Jounced awake the same night in a San Francisco hotel was Joseph S. Cullinan, 76, robust, snowy-haired co-founder and first president of Texas Co. which he left in 1913, apostle of rugged individualism, good friend of Herbert Hoover in whose Wartime food administration he assisted. Alarmed, Mr. Cullinan jumped out of bed, caught a cold which turned into pneumonia, died.

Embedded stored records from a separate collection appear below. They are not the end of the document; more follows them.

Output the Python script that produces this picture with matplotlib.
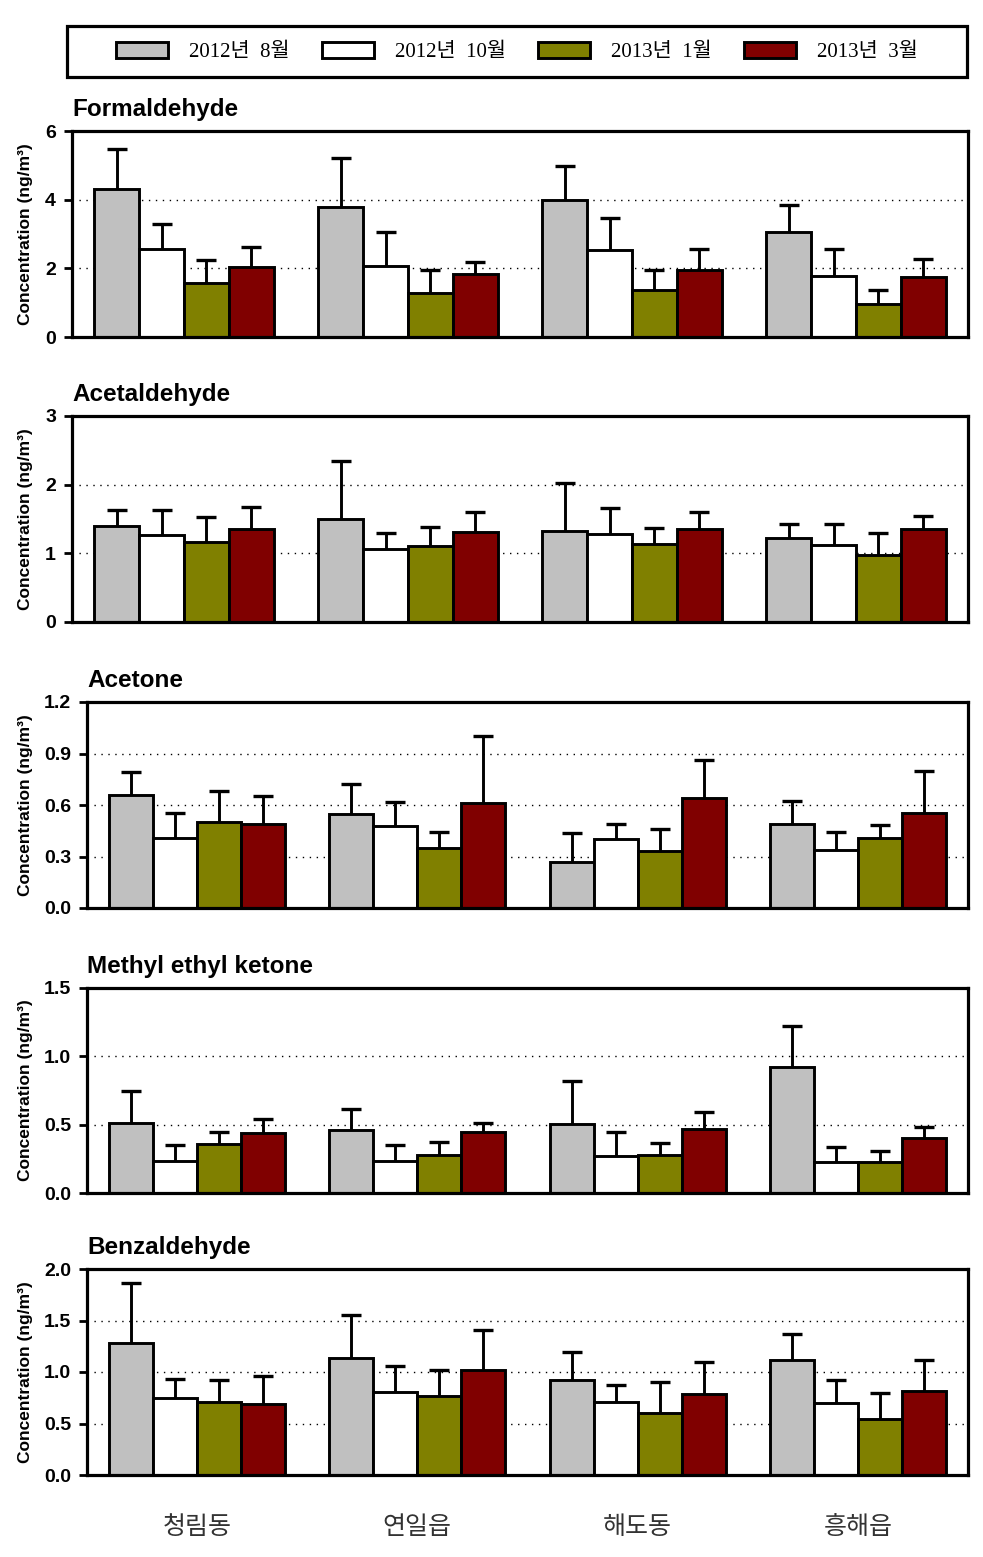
import numpy as np
import matplotlib
matplotlib.use("Agg")
import matplotlib.pyplot as plt
from matplotlib.ticker import FormatStrFormatter, MultipleLocator
from matplotlib.transforms import blended_transform_factory
from matplotlib.patches import Rectangle

# ---------------- data ----------------
sites = ['청림동', '연일읍', '해도동', '흥해읍']
periods = ['2012년  8월', '2012년  10월', '2013년  1월', '2013년  3월']
compounds = ['Formaldehyde', 'Acetaldehyde', 'Acetone', 'Methyl ethyl ketone', 'Benzaldehyde']

# mean per period (rows) for each site (columns)
formaldehyde_mean = [[4.30, 3.78, 4.00, 3.07],
                     [2.55, 2.06, 2.53, 1.79],
                     [1.56, 1.27, 1.36, 0.95],
                     [2.05, 1.83, 1.96, 1.75]]
formaldehyde_sd = [[1.17, 1.42, 0.97, 0.77],
                   [0.73, 1.01, 0.93, 0.76],
                   [0.67, 0.68, 0.58, 0.43],
                   [0.56, 0.36, 0.59, 0.51]]

acetaldehyde_mean = [[1.40, 1.50, 1.32, 1.23],
                     [1.27, 1.07, 1.28, 1.12],
                     [1.16, 1.11, 1.13, 0.98],
                     [1.36, 1.31, 1.35, 1.36]]
acetaldehyde_sd = [[0.23, 0.85, 0.70, 0.20],
                   [0.36, 0.22, 0.38, 0.30],
                   [0.37, 0.28, 0.24, 0.31],
                   [0.32, 0.29, 0.25, 0.18]]

acetone_mean = [[0.66, 0.55, 0.27, 0.49],
                [0.41, 0.48, 0.40, 0.34],
                [0.50, 0.35, 0.33, 0.41],
                [0.49, 0.61, 0.64, 0.555]]
acetone_sd = [[0.13, 0.17, 0.165, 0.135],
              [0.145, 0.14, 0.09, 0.105],
              [0.18, 0.09, 0.13, 0.075],
              [0.16, 0.39, 0.22, 0.245]]

mek_mean = [[0.51, 0.46, 0.505, 0.92],
            [0.235, 0.235, 0.27, 0.23],
            [0.355, 0.275, 0.275, 0.23],
            [0.44, 0.445, 0.465, 0.405]]
mek_sd = [[0.235, 0.155, 0.315, 0.30],
          [0.115, 0.115, 0.18, 0.105],
          [0.09, 0.095, 0.09, 0.075],
          [0.105, 0.07, 0.125, 0.08]]

benzaldehyde_mean = [[1.285, 1.135, 0.925, 1.115],
                     [0.745, 0.81, 0.705, 0.695],
                     [0.705, 0.77, 0.605, 0.545],
                     [0.69, 1.015, 0.785, 0.82]]
benzaldehyde_sd = [[0.58, 0.42, 0.27, 0.25],
                   [0.19, 0.25, 0.17, 0.23],
                   [0.215, 0.25, 0.30, 0.25],
                   [0.27, 0.39, 0.31, 0.30]]

y_max = [6, 3, 1.2, 1.5, 2.0]
y_step = [2, 1, 0.3, 0.5, 0.5]
y_fmt = ['%d', '%d', '%.1f', '%.1f', '%.1f']

# ---------------- style ----------------
colors = ['#C0C0C0', '#FFFFFF', '#808000', '#800000']
W, H = 983, 1557
fig = plt.figure(figsize=(W / 100, H / 100), dpi=100)

# axes boxes in pixels: (left, top, right, bottom)
boxes = [(72, 131, 968, 337), (72, 416, 968, 622), (87, 702, 968, 908),
         (87, 988, 968, 1193), (87, 1269, 968, 1475)]

means = [formaldehyde_mean, acetaldehyde_mean, acetone_mean, mek_mean, benzaldehyde_mean]
sds = [formaldehyde_sd, acetaldehyde_sd, acetone_sd, mek_sd, benzaldehyde_sd]

x = np.arange(len(sites))
bw = 0.2
offsets = [-0.3, -0.1, 0.1, 0.3]
sans = ['Liberation Sans', 'DejaVu Sans']

handles = []
for i, (l, t, r, b) in enumerate(boxes):
    ax = fig.add_axes([l / W, 1 - b / H, (r - l) / W, (b - t) / H])
    for k in range(4):
        m = np.array(means[i][k])
        s = np.array(sds[i][k])
        bars = ax.bar(x + offsets[k], m, width=bw, color=colors[k],
                      edgecolor='black', linewidth=2.1, zorder=2, label=periods[k])
        eb = ax.errorbar(x + offsets[k], m, yerr=[np.zeros_like(s), s], fmt='none',
                         ecolor='black', elinewidth=2.1, capsize=7, capthick=2.4, zorder=3)
        eb[1][0].set_visible(False)
        if i == 0:
            handles.append(bars)
    ax.set_xlim(-0.5, 3.5)
    ax.set_ylim(0, y_max[i])
    ax.yaxis.set_major_locator(MultipleLocator(y_step[i]))
    ax.yaxis.set_major_formatter(FormatStrFormatter(y_fmt[i]))
    ax.set_xticks([])
    for sp in ax.spines.values():
        sp.set_linewidth(2.3)
    ax.tick_params(axis='y', length=6, width=2, pad=5.5, labelsize=14)
    for lab in ax.get_yticklabels():
        lab.set_fontfamily(sans)
        lab.set_fontweight('bold')
    ax.set_axisbelow(True)
    ax.yaxis.grid(True, linestyle=(0, (1, 4)), color='black', linewidth=1.0)
    ax.set_title(compounds[i], loc='left', pad=10.5, fontsize=17.5, fontweight='bold',
                 family=sans)
    ax.set_ylabel('Concentration (ng/m³)', fontsize=12.5, fontweight='bold', family=sans)
    ax.yaxis.set_label_coords(33 / W, 0.5,
                              transform=blended_transform_factory(fig.transFigure, ax.transAxes))
    if i == 4:
        ax.set_xticks(x)
        ax.set_xticklabels(sites, family=['Noto Sans CJK KR', 'DejaVu Sans'],
                           fontsize=18, color='#333333')
        ax.tick_params(axis='x', length=0, pad=28)

leg = fig.legend(handles, periods, loc='center',
                 bbox_to_anchor=(517 / W, 1 - 52 / H),
                 ncol=4, frameon=False,
                 prop={'family': ['Liberation Serif', 'Noto Sans CJK KR'], 'size': 15},
                 handlelength=2.5, handleheight=0.85, handletextpad=1.0,
                 columnspacing=1.55, borderpad=0.2, borderaxespad=0)
fig.add_artist(Rectangle((67 / W, 1 - 77 / H), 900 / W, 51 / H, transform=fig.transFigure,
                         fill=False, edgecolor='black', linewidth=2.3))

fig.savefig('out.png', dpi=100)
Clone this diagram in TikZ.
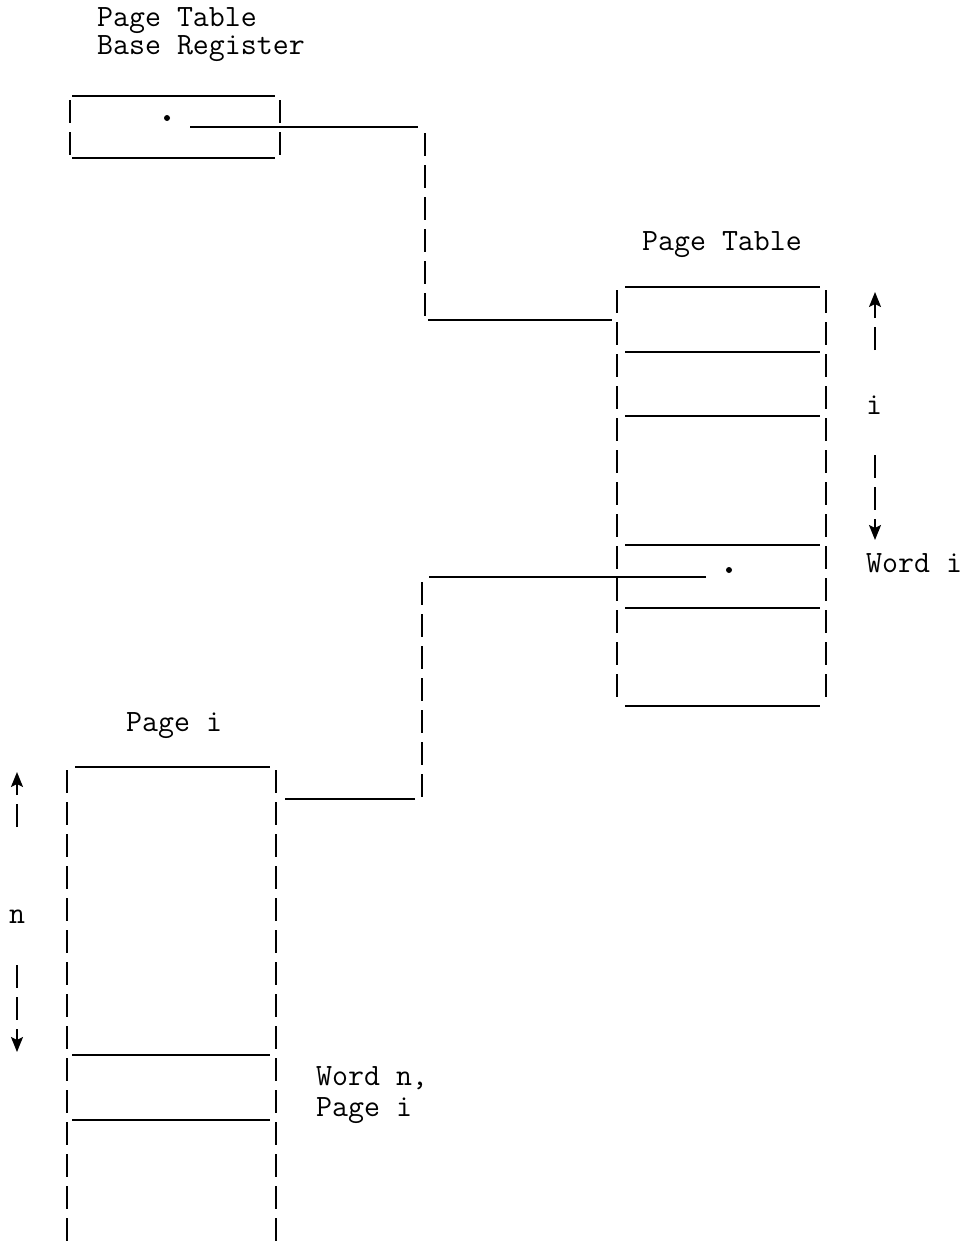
\documentclass[tikz,border=0pt]{standalone}
\usepackage{tikz}
\usetikzlibrary{arrows.meta}

\tikzset{
    rule/.style={line width=1.8pt},
    wall/.style={line width=1.8pt, dash pattern=on 23pt off 9pt},
    tip/.style={-{Stealth[length=15pt, width=12pt, inset=3pt]}},
    lbl/.style={anchor=base west, inner sep=0pt, font=\fontsize{31}{31}\selectfont\ttfamily},
    dot/.style={circle, fill, inner sep=0pt, minimum size=6pt}
}

\begin{document}
\begin{tikzpicture}[x=1pt, y=-1pt]
    \useasboundingbox (0,0) rectangle (964,1247);

    % Page Table Base Register
    \node[lbl] (ptbr-l1) at (97,27) {Page Table};
    \node[lbl] (ptbr-l2) at (97,55) {Base Register};
    \draw[rule] (72,96) -- (275,96);
    \draw[rule] (72,158) -- (275,158);
    \draw[wall] (70,100) -- (70,156);
    \draw[wall] (280,100) -- (280,156);
    \node[dot] (ptbr) at (167,118) {};

    % Page Table
    \node[lbl] (pt-l) at (642,250) {Page Table};
    \foreach \y in {287,352,416,545,608,706}
        \draw[rule] (625,\y) -- (820,\y);
    \draw[wall] (617,290) -- (617,705);
    \draw[wall] (826,290) -- (826,705);
    \node[dot] (pte) at (729,570) {};
    \coordinate (pt-w) at (612,320);

    % index i
    \draw[wall,tip] (875,350) -- (875,292);
    \node[lbl, anchor=base] (i) at (874,414) {i};
    \draw[wall,tip] (875,455) -- (875,540);
    \node[lbl] (wi) at (866,572) {Word i};

    % Page i
    \node[lbl] (pg-l) at (126,731) {Page i};
    \draw[rule] (75,767) -- (270,767);
    \foreach \y in {1055,1120}
        \draw[rule] (72,\y) -- (270,\y);
    \draw[wall] (67,770) -- (67,1247);
    \draw[wall] (276,770) -- (276,1247);
    \coordinate (pg-e) at (285,799);

    % index n
    \draw[wall,tip] (17,827) -- (17,772);
    \node[lbl, anchor=base] (n) at (17,923) {n};
    \draw[wall,tip] (17,965) -- (17,1052);
    \node[lbl] (wn1) at (316,1085) {Word n,};
    \node[lbl] (wn2) at (316,1116) {Page i};

    % connectors
    \coordinate (c1) at (425,127);
    \coordinate (c2) at (425,320);
    \draw[rule] ([shift={(23,9)}]ptbr.center) -- ([xshift=-7pt]c1);
    \draw[wall] ([yshift=-6pt]c1) -- (c2);
    \draw[rule] ([xshift=3pt]c2) -- (pt-w);

    \coordinate (c3) at (422,577);
    \coordinate (c4) at (422,799);
    \draw[rule] ([shift={(-23,7)}]pte.center) -- ([xshift=7pt]c3);
    \draw[wall] ([yshift=-5pt]c3) -- (c4);
    \draw[rule] ([xshift=-7pt]c4) -- (pg-e);
\end{tikzpicture}
\end{document}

In San Francisco and other East Bay towns, the earthquake broke windows, toppled chimneys. So many startled residents telephoned newspapers and police stations that the exchanges were jammed and calls were blocked as long as 15 minutes. Inspectors scurried out on the new Bay bridges to make sure nothing had been jarred loose. Seismologists estimated that the shock was about half as strong as the catastrophic quake of 1906. Dr. Albert Newlin of Santa Clara University said that slippage had occurred along the Hayward Fault, which runs nearly 50 mi. southward from the Bay.
Next day "moderate" shocks visited the Midwest, which, unlike California, lies far outside the world belt of earthquake frequency. In Indianapolis, Miss Lamar Montani was rolled out of bed and iron bars in the Bell Telephone offices were jounced off tables. In a prison at Jackson, Mich., convicts were thrown into a panic. In Anna, Ohio, chimneys knocked down by quakes last fortnight and subsequently repaired, tumbled again. Shaken residents of Dayton heard, or thought they heard, a deep rumble. In parts of Wisconsin, Illinois, Ontario, New York, West Virginia and Kentucky, furniture danced, dishes rattled, pictures fell, canned goods tumbled from store shelves.
The California quakes of last week were of a different sort from those that jarred the Midwest. Beneath California the terrestrial stresses and strains that built the geologically youthful Rocky Mountains are still active, and there are huge subterranean faults (rock fractures along which a shearing motion occurs). Subjected, to a continuing strain, the earth gradually bends until the limit of elasticity is reached, then slips suddenly along the fault plane. The quake of 1906 was caused by a horizontal slip of 21 ft. along the San Andreas fault.
The older rocks of the Midwest, on the other hand, made most of their adjustments a long time ago and faults are puny and unimportant. Only 20,000 or 25,000 years ago, however, a sheet of ice a mile thick lay over the Great Lakes region. The tremendous weight of this pressed down the earth, which is now springing back in desultory jerks. Last week's quakes were caused by upward jerks of this kind in northern Ohio. Seismologists declare that the recovery from glacial compression is not yet complete, expect it to continue but never to attain destructive violence. Father Joseph Lynch, S. J., of Fordham University guessed last week that rise & fall of the Ohio River flood may have accelerated the snap-back process. Father Joseph Sebastian Joliat, S. J., of Cleveland's John Carroll University disagreed with him, pointed out that Ohio has had seven tremors attributable to postglacial snap-backs since 1929.